WHAT THE TASK ASKS →
Transcribe every line exactly. Leave the pictures behind.

INPUT RECORDS →

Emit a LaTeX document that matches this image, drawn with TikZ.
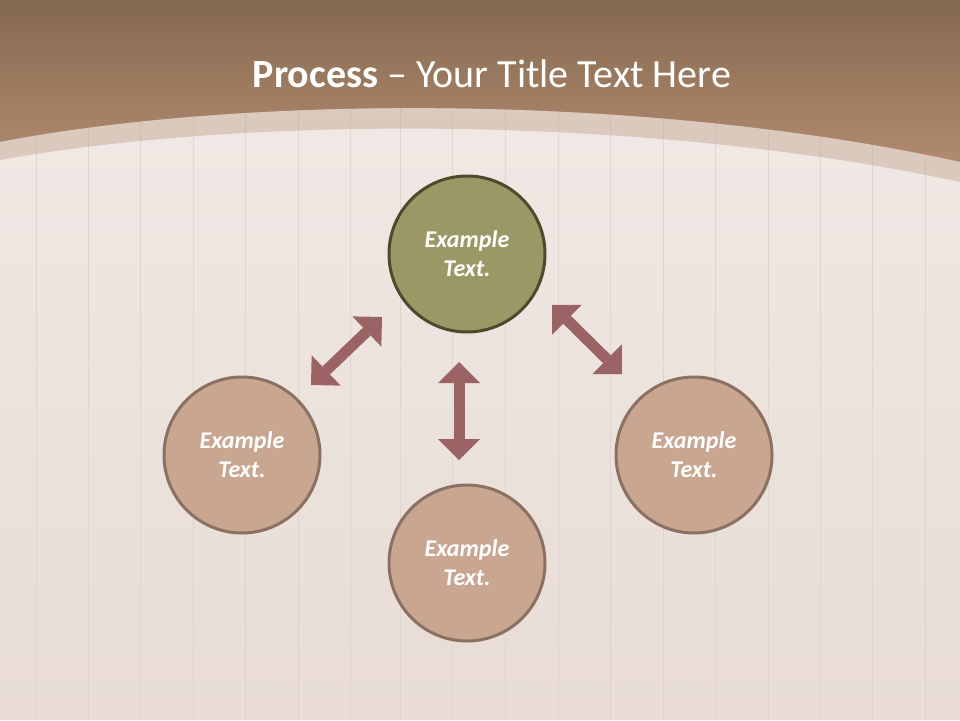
\documentclass[tikz,border=0pt]{standalone}
\usepackage{fontspec}
\setmainfont{Carlito}
\usetikzlibrary{arrows.meta}
\definecolor{brownTop}{HTML}{84694F}
\definecolor{brownBot}{HTML}{BC9277}
\definecolor{woodTop}{HTML}{F0E9E5}
\definecolor{woodBot}{HTML}{E8DCD5}
\definecolor{woodLine}{HTML}{D9CCC4}
\definecolor{bandC}{HTML}{B58C73}
\definecolor{oliveFill}{HTML}{9A9966}
\definecolor{oliveLine}{HTML}{4D4A2D}
\definecolor{tanFill}{HTML}{C9A68F}
\definecolor{tanLine}{HTML}{8B7161}
\definecolor{arrowC}{HTML}{9C6364}
\begin{document}
\begin{tikzpicture}[x=1pt,y=-1pt,
  bubble/.style={circle, minimum size=156pt, inner sep=0pt, line width=3pt, align=center,
    text=white, font=\fontsize{24}{29}\selectfont\bfseries\itshape},
  olivec/.style={bubble, fill=oliveFill, draw=oliveLine},
  tanc/.style={bubble, fill=tanFill, draw=tanLine},
  tip/.tip={Triangle[length=21pt 0 0, width=42pt 0 0, line width=0pt 0 0]},
  bigarrow/.style={draw=arrowC, line width=11pt, tip-tip}]
\useasboundingbox (0,0) rectangle (960,720);
% top brown band
\shade[top color=brownTop, bottom color=brownBot] (0,0) rectangle (960,200);
% wood region
\shade[top color=woodTop, bottom color=woodBot]
  (0,142) .. controls (250,94) and (650,94) .. (960,162) -- (960,720) -- (0,720) -- cycle;
% plank lines
\begin{scope}
  \clip (0,142) .. controls (250,94) and (650,94) .. (960,162) -- (960,720) -- (0,720) -- cycle;
  \foreach \x in {36,88,140,193,245,298,350,400,452,505,558,610,663,715,768,820,872,925}
    \draw[woodLine, line width=0.8pt, opacity=0.6] (\x,90) -- (\x,720);
\end{scope}
% translucent band
\fill[bandC, opacity=0.33]
  (0,142) .. controls (250,94) and (650,94) .. (960,162) -- (960,182)
  .. controls (650,115) and (250,115) .. (0,160) -- cycle;
% title
\node[text=white, font=\fontsize{40}{48}\selectfont] (title) at (492,74)
  {\textbf{Process} – Your Title Text Here};
% circles
\node[olivec] (top) at (467,254) {Example\\Text.};
\node[tanc] (left) at (242,455) {Example\\Text.};
\node[tanc] (right) at (694,455) {Example\\Text.};
\node[tanc] (bottom) at (467,563) {Example\\Text.};
% arrow ends
\coordinate (la1) at (382,317);
\coordinate (la2) at (311,385);
\coordinate (va1) at (459,362);
\coordinate (va2) at (459,460);
\coordinate (ra1) at (552,305);
\coordinate (ra2) at (622,374);
\draw[bigarrow] (la1) -- (la2);
\draw[bigarrow] (va1) -- (va2);
\draw[bigarrow] (ra1) -- (ra2);
\end{tikzpicture}
\end{document}
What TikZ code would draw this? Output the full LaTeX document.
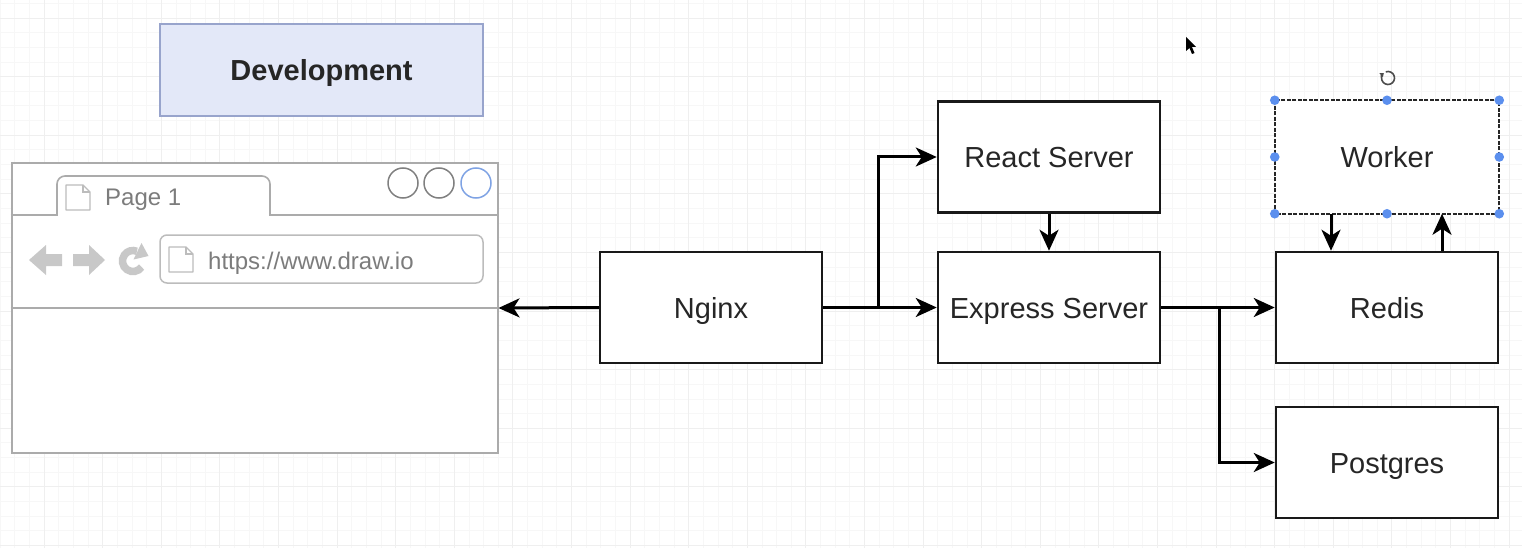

EXERCISE OUTPUT →
Emit a LaTeX document that matches this image, drawn with TikZ.
\documentclass[tikz,border=0pt]{standalone}
\usepackage{fontspec}
\setmainfont{Carlito}
\usetikzlibrary{arrows.meta}
\definecolor{brownTop}{HTML}{84694F}
\definecolor{brownBot}{HTML}{BC9277}
\definecolor{woodTop}{HTML}{F0E9E5}
\definecolor{woodBot}{HTML}{E8DCD5}
\definecolor{woodLine}{HTML}{D9CCC4}
\definecolor{bandC}{HTML}{B58C73}
\definecolor{oliveFill}{HTML}{9A9966}
\definecolor{oliveLine}{HTML}{4D4A2D}
\definecolor{tanFill}{HTML}{C9A68F}
\definecolor{tanLine}{HTML}{8B7161}
\definecolor{arrowC}{HTML}{9C6364}
\begin{document}
\begin{tikzpicture}[x=1pt,y=-1pt,
  bubble/.style={circle, minimum size=156pt, inner sep=0pt, line width=3pt, align=center,
    text=white, font=\fontsize{24}{29}\selectfont\bfseries\itshape},
  olivec/.style={bubble, fill=oliveFill, draw=oliveLine},
  tanc/.style={bubble, fill=tanFill, draw=tanLine},
  tip/.tip={Triangle[length=21pt 0 0, width=42pt 0 0, line width=0pt 0 0]},
  bigarrow/.style={draw=arrowC, line width=11pt, tip-tip}]
\useasboundingbox (0,0) rectangle (960,720);
% top brown band
\shade[top color=brownTop, bottom color=brownBot] (0,0) rectangle (960,200);
% wood region
\shade[top color=woodTop, bottom color=woodBot]
  (0,142) .. controls (250,94) and (650,94) .. (960,162) -- (960,720) -- (0,720) -- cycle;
% plank lines
\begin{scope}
  \clip (0,142) .. controls (250,94) and (650,94) .. (960,162) -- (960,720) -- (0,720) -- cycle;
  \foreach \x in {36,88,140,193,245,298,350,400,452,505,558,610,663,715,768,820,872,925}
    \draw[woodLine, line width=0.8pt, opacity=0.6] (\x,90) -- (\x,720);
\end{scope}
% translucent band
\fill[bandC, opacity=0.33]
  (0,142) .. controls (250,94) and (650,94) .. (960,162) -- (960,182)
  .. controls (650,115) and (250,115) .. (0,160) -- cycle;
% title
\node[text=white, font=\fontsize{40}{48}\selectfont] (title) at (492,74)
  {\textbf{Process} – Your Title Text Here};
% circles
\node[olivec] (top) at (467,254) {Example\\Text.};
\node[tanc] (left) at (242,455) {Example\\Text.};
\node[tanc] (right) at (694,455) {Example\\Text.};
\node[tanc] (bottom) at (467,563) {Example\\Text.};
% arrow ends
\coordinate (la1) at (382,317);
\coordinate (la2) at (311,385);
\coordinate (va1) at (459,362);
\coordinate (va2) at (459,460);
\coordinate (ra1) at (552,305);
\coordinate (ra2) at (622,374);
\draw[bigarrow] (la1) -- (la2);
\draw[bigarrow] (va1) -- (va2);
\draw[bigarrow] (ra1) -- (ra2);
\end{tikzpicture}
\end{document}
What TikZ code would draw this? Output the full LaTeX document.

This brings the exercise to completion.